A tragédia que causou a morte de 236 pessoas na boate Kiss, em Santa Maria, há uma semana, provocou uma mobilização em várias cidades do país para fiscalizar estabelecimentos em situação irregular. Na Serra Gaúcha e, mais especificamente, em Bento Gonçalves, não foi diferente. Por aqui, até ontem, uma força-tarefa do Corpo de Bombeiros e do Instituto de Pesquisa e Planejamento Urbano (Ipurb) havia fiscalizado pelo menos 14 casas noturnas na cidade, entre salões, clubes, bares e boates.

O que chama a atenção é que, dos 14 locais que receberam a fiscalização, nada menos que 64,3% delas não passaram no teste de segurança. Ou seja, nove locais não têm, de acordo com a fiscalização, condições de receber grupos de pessoas.

Eles estão interditados por tempo indeterminado principalmente por não possuir os equipamentos de segurança considerados imprescindíveis para o funcionamento pelas normatizações estaduais e federais, já que a cidade não possui uma legislação própria para isso.

A bem-vinda ação dos fiscais também deve chegar a outras quase três dezenas de locais públicos, incluindo teatros e até supermercados. Neste primeiro momento, os locais não foram multados, mas devem ficar fechados até a regularização da documentação. A fiscalização deverá retornar a esses locais para verificar o cumprimento das interdições. Caso haja descumprimento, os estabelecimentos serão multados, um auto infracional será lavrado e a desobediência deverá será informada à Secretaria de Segurança Pública. Assim diz a legislação.
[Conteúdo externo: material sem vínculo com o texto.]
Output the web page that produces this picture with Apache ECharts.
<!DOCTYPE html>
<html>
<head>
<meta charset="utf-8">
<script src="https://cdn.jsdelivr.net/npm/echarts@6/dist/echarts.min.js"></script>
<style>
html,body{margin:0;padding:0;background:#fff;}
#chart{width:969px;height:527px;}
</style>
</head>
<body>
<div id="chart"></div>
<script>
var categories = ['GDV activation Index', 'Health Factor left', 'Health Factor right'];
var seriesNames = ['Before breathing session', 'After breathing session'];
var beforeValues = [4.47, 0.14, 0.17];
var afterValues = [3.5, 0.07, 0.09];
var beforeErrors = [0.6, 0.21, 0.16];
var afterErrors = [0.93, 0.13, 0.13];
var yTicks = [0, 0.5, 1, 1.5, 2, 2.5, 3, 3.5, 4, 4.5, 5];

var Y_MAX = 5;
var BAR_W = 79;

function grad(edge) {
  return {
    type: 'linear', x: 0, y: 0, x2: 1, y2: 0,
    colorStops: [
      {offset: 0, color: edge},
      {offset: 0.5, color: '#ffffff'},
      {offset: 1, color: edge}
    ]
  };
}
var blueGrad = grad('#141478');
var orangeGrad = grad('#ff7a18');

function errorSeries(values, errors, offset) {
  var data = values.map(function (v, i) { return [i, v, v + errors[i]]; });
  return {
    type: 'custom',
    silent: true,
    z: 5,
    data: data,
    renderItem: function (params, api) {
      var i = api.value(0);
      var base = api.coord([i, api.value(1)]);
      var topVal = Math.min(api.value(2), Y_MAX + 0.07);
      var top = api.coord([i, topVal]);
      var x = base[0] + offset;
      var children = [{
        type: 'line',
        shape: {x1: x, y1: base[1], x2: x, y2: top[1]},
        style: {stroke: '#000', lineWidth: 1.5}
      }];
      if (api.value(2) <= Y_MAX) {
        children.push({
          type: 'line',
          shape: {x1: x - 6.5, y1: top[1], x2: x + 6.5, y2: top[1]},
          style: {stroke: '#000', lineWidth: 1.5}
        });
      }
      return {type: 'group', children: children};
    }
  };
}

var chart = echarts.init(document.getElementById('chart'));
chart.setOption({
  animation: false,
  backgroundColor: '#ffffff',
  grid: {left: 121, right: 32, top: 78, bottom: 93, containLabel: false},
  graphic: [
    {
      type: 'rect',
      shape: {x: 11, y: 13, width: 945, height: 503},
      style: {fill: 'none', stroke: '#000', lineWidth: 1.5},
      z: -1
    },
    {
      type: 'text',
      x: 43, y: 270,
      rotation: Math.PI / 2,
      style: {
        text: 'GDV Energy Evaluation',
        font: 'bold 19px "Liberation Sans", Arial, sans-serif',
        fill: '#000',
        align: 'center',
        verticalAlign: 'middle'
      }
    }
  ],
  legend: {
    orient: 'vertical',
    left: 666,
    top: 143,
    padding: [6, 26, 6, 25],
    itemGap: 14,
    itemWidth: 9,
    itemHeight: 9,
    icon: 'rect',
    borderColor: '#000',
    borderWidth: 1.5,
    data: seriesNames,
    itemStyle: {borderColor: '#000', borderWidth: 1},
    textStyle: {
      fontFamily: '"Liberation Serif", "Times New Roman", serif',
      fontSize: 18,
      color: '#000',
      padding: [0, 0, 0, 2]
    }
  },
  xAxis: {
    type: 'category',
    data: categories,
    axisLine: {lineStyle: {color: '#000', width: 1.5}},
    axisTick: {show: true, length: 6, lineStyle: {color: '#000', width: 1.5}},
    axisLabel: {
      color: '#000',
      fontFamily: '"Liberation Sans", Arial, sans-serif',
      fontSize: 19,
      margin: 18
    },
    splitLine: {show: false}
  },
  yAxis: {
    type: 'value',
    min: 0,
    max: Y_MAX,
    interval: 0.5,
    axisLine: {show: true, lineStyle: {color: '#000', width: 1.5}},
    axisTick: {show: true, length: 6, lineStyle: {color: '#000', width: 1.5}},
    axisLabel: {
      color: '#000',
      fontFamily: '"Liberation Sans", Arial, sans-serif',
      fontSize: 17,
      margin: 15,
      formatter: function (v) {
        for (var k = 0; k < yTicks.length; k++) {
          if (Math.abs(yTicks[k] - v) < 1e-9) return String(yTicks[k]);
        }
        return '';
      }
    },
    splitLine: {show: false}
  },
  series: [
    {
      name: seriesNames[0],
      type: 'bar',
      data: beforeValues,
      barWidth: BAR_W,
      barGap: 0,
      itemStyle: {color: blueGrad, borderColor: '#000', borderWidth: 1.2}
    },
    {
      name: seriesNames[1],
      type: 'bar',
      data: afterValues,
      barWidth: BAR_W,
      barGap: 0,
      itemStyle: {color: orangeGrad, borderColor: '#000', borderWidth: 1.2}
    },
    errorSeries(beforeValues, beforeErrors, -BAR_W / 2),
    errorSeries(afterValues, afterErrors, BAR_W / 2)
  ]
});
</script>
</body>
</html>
Mas, depois dos números assustadores, quem, em sã consciência, atestaria a segurança e o atendimento às regras de prevenção a incêndios por aqui?

Mas o que está por trás disso é o que mais assusta. Se, em apenas poucos dias de fiscalização, tantas irregularidades e afrontas às normatizações técnicas foram encontradas, o que fez com que quase uma dezena de locais fosse interditada, por que essa constatação não surgiu antes? Por que apenas depois da tragédia de Santa Maria isso veio à tona? Antes, não havia fiscalização? Ou havia, mas era de certo modo condescendente com as irregularidades?
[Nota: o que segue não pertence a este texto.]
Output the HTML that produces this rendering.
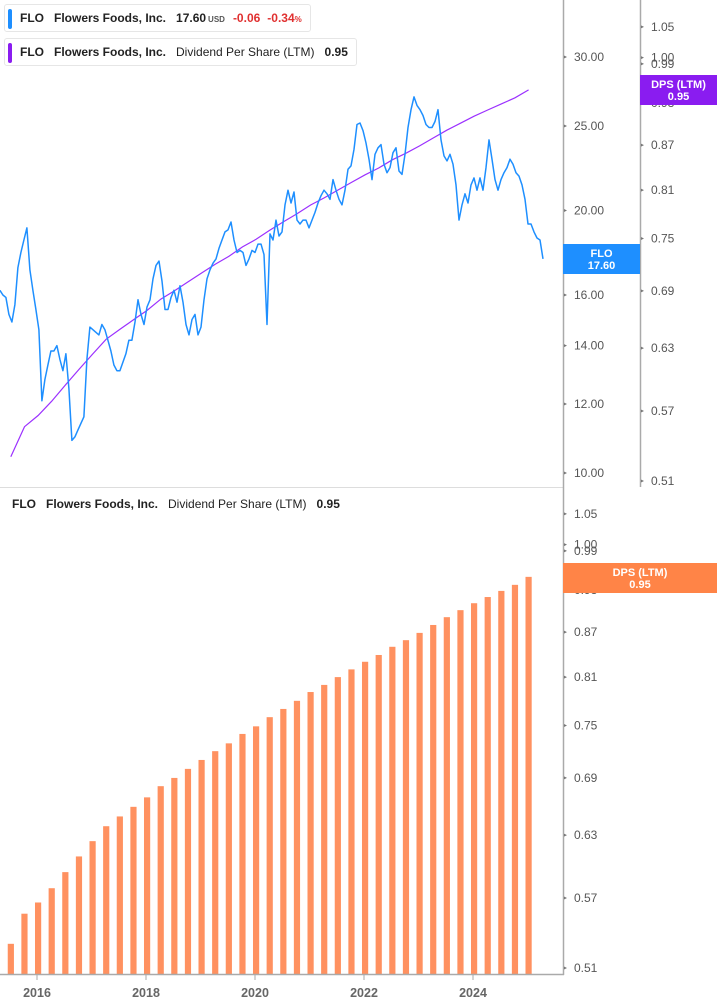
<!DOCTYPE html>
<html><head><meta charset="utf-8"><style>
body{margin:0;background:#fff;font-family:"Liberation Sans",sans-serif;}
svg text{font-family:"Liberation Sans",sans-serif;}
.leg{position:absolute;left:4px;height:26px;background:#fff;border:1px solid #e6e6e6;border-radius:3px;font-size:12px;font-weight:bold;color:#222;line-height:26px;white-space:nowrap;padding-right:8px}
.leg .bar{display:inline-block;width:4px;height:20px;vertical-align:middle;margin:0 8px 0 3px;border-radius:2px}
.leg span{margin-right:10px}
</style></head><body>
<svg id="c" width="717" height="1005" style="position:absolute;left:0;top:0"></svg>
<div class="leg" style="top:4px"><i class="bar" style="background:#1e8fff"></i><span>FLO</span><span>Flowers Foods, Inc.</span><span style="margin-right:2px">17.60</span><span style="font-size:8px;color:#555;margin-right:8px">USD</span><span style="color:#e03030;margin-right:7px">-0.06</span><span style="color:#e03030;margin-right:0">-0.34<small style="font-size:8px">%</small></span></div>
<div class="leg" style="top:38px"><i class="bar" style="background:#8a1cf0"></i><span>FLO</span><span>Flowers Foods, Inc.</span><span style="font-weight:normal">Dividend Per Share (LTM)</span><span style="margin-right:0">0.95</span></div>
<div class="leg" style="top:491px;border:none"><span style="margin-left:8px">FLO</span><span>Flowers Foods, Inc.</span><span style="font-weight:normal">Dividend Per Share (LTM)</span><span style="margin-right:0">0.95</span></div>
<script>
const priceStart=2015.32, priceStep=0.05505;
const prices=[16.2,16.0,15.9,15.2,14.9,15.6,17.2,17.9,18.5,19.1,17.1,16.2,15.4,14.6,12.1,12.8,13.3,13.8,13.8,14.0,13.5,13.1,13.7,12.5,10.9,11.0,11.2,11.4,11.6,13.5,14.7,14.6,14.5,14.4,14.8,14.6,14.2,13.8,13.3,13.1,13.1,13.4,13.7,14.2,14.2,14.9,15.8,15.2,14.8,15.5,15.8,16.7,17.3,17.5,16.6,15.4,15.4,15.9,16.2,15.7,16.4,15.7,14.8,14.4,15.0,15.2,14.4,14.7,15.8,16.7,17.1,17.4,17.6,18.1,18.5,18.9,19.0,19.4,18.5,17.9,18.0,17.9,17.3,17.6,18.0,17.9,18.3,18.3,17.8,14.8,18.8,18.5,19.5,18.7,18.9,20.3,21.1,20.4,21.0,19.5,19.3,19.5,19.5,19.1,19.5,19.9,20.4,20.8,21.1,20.9,20.6,21.7,21.1,20.6,20.3,21.1,22.3,22.5,23.5,25.1,25.2,24.7,23.9,22.9,21.7,23.2,23.6,23.8,22.6,22.1,22.4,23.3,23.6,22.2,22.0,23.2,24.9,26.1,27.0,26.4,26.1,25.7,25.1,24.9,24.9,25.3,26.1,24.1,23.1,22.8,23.2,22.6,21.4,19.5,20.3,20.9,20.4,21.4,21.8,21.1,21.8,21.1,22.4,24.1,22.9,21.7,21.1,21.7,22.1,22.4,22.9,22.6,22.1,21.9,21.4,20.6,19.3,19.3,18.9,18.6,18.5,17.6];
const dpsStart=2015.52, dpsStep=0.25;
const dps=[0.530,0.556,0.566,0.579,0.594,0.609,0.624,0.639,0.649,0.659,0.669,0.681,0.690,0.700,0.710,0.720,0.729,0.740,0.749,0.760,0.770,0.780,0.791,0.800,0.810,0.820,0.830,0.839,0.850,0.859,0.869,0.880,0.891,0.901,0.911,0.920,0.929,0.938,0.950];
const priceTicks=[30,25,20,18,16,14,12,10];
const dpsTicks=[1.05,1.00,0.99,0.93,0.87,0.81,0.75,0.69,0.63,0.57,0.51];
const yearTicks=[2016,2018,2020,2022,2024];

const NS="http://www.w3.org/2000/svg",svg=document.getElementById('c');
function el(t,a,p){const e=document.createElementNS(NS,t);for(const k in a)e.setAttribute(k,a[k]);(p||svg).appendChild(e);return e;}
const X=yr=>37+54.5*(yr-2016);
const Yp=p=>473-378.7*Math.log(p/10);
const Yd=v=>481-628.8*Math.log(v/0.51);
const Yb=v=>968-628.8*Math.log(v/0.51);

dps.forEach((v,i)=>{const x=X(dpsStart+i*dpsStep);
 const r=el('rect',{x:x-3.1,y:Yb(v),width:6.2,height:974-Yb(v),fill:'#ff9160'});
 
 });
let d='';dps.forEach((v,i)=>{d+=(i?'L':'M')+X(dpsStart+i*dpsStep).toFixed(1)+','+Yd(v).toFixed(1);});
const pl=el('path',{d:d,fill:'none',stroke:'#9b30ff','stroke-width':1.2});


d='';prices.forEach((p,i)=>{d+=(i?'L':'M')+X(priceStart+i*priceStep).toFixed(1)+','+Yp(p).toFixed(1);});
const bl=el('path',{d:d,fill:'none',stroke:'#1e8fff','stroke-width':1.5,'stroke-linejoin':'round'});


el('line',{x1:0,y1:487.5,x2:563,y2:487.5,stroke:'#ddd'});
el('line',{x1:563.5,y1:0,x2:563.5,y2:975,stroke:'#aaa','stroke-width':1.5});
el('line',{x1:640.5,y1:0,x2:640.5,y2:487,stroke:'#aaa','stroke-width':1.5});
el('line',{x1:0,y1:974.5,x2:564,y2:974.5,stroke:'#aaa','stroke-width':1.5});
priceTicks.forEach(t=>{const y=Yp(t);el('path',{d:`M564,${y-1.5}L567,${y}L564,${y+1.5}`,fill:'#777'});
 const tx=el('text',{x:574,y:y+4,'font-size':12,fill:'#555'});tx.textContent=t.toFixed(2);
 
 });
dpsTicks.forEach(t=>{const y=Yd(t);el('path',{d:`M641,${y-1.5}L644,${y}L641,${y+1.5}`,fill:'#777'});
 const tx=el('text',{x:651,y:y+4,'font-size':12,fill:'#555'});tx.textContent=t.toFixed(2);
 
 
 const yb=Yb(t);el('path',{d:`M564,${yb-1.5}L567,${yb}L564,${yb+1.5}`,fill:'#777'});
 const tb=el('text',{x:574,y:yb+4,'font-size':12,fill:'#555'});tb.textContent=t.toFixed(2);
 
 });
yearTicks.forEach(yr=>{const x=X(yr);el('line',{x1:x,y1:975,x2:x,y2:980,stroke:'#aaa'});
 const tx=el('text',{x:x,y:997,'font-size':12.5,'font-weight':'bold',fill:'#666','text-anchor':'middle'});tx.textContent=yr;
 
 });
function badge(x,y,w,c,a,b,name){const g=el('g',{});
 el('rect',{x:x,y:y,width:w,height:30,fill:c},g);
 const t1=el('text',{x:x+w/2,y:y+13,'font-size':11,'font-weight':'bold',fill:'#fff','text-anchor':'middle'},g);t1.textContent=a;
 const t2=el('text',{x:x+w/2,y:y+25,'font-size':11,'font-weight':'bold',fill:'#fff','text-anchor':'middle'},g);t2.textContent=b;}
badge(563,244,77,'#1e8fff','FLO',prices[prices.length-1].toFixed(2),'price-badge');
badge(640,75,77,'#8a1cf0','DPS (LTM)',dps[dps.length-1].toFixed(2),'dps-badge-top');
badge(563,563,154,'#ff8447','DPS (LTM)',dps[dps.length-1].toFixed(2),'dps-badge-bottom');
</script>
</body></html>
Mesmo que a iniciativa seja positiva, será preciso responder essas questões para garantir credibilidades a organismos públicos que precisam contar com o apoio e a confiança da população. São duras perguntas e necessárias as respostas que poderão ajudar a impulsionar mudanças na legislação, no comportamento dos cidadãos, nessa mania vergonhosa do brasileiro de fazer vista grossa para erros e falhas indesculpáveis, de empurrar com a barriga, de deixar passar coisas como postergar a fiscalização, como não dotar um local público de extintores apropriados ou saídas de emergência. Os bombeiros não haviam sido alertados para isso? E o Ipurb, como concedeu alvarás de funcionamento a locais flagrantemente irregulares?

Mesmo que até agora, apenas os proprietários dos estabelecimentos devam procurar as autoridades para renovar a autorização anual de funcionamento, os erros poderiam ter sido verificados anteriormente. Se não o foram, algo está muito errado. É preciso estabelecer uma meta de fiscalização, os frequentadores devem estar atentos, mas, acima de tudo, as autoridades precisam exercer sua função sem desvios de espécie alguma. Os absurdos revelados pela fiscalização de agora mostram que uma opinião técnica abalizada pode salvar vidas, e que, até agora, escapamos de tragédias por força do acaso.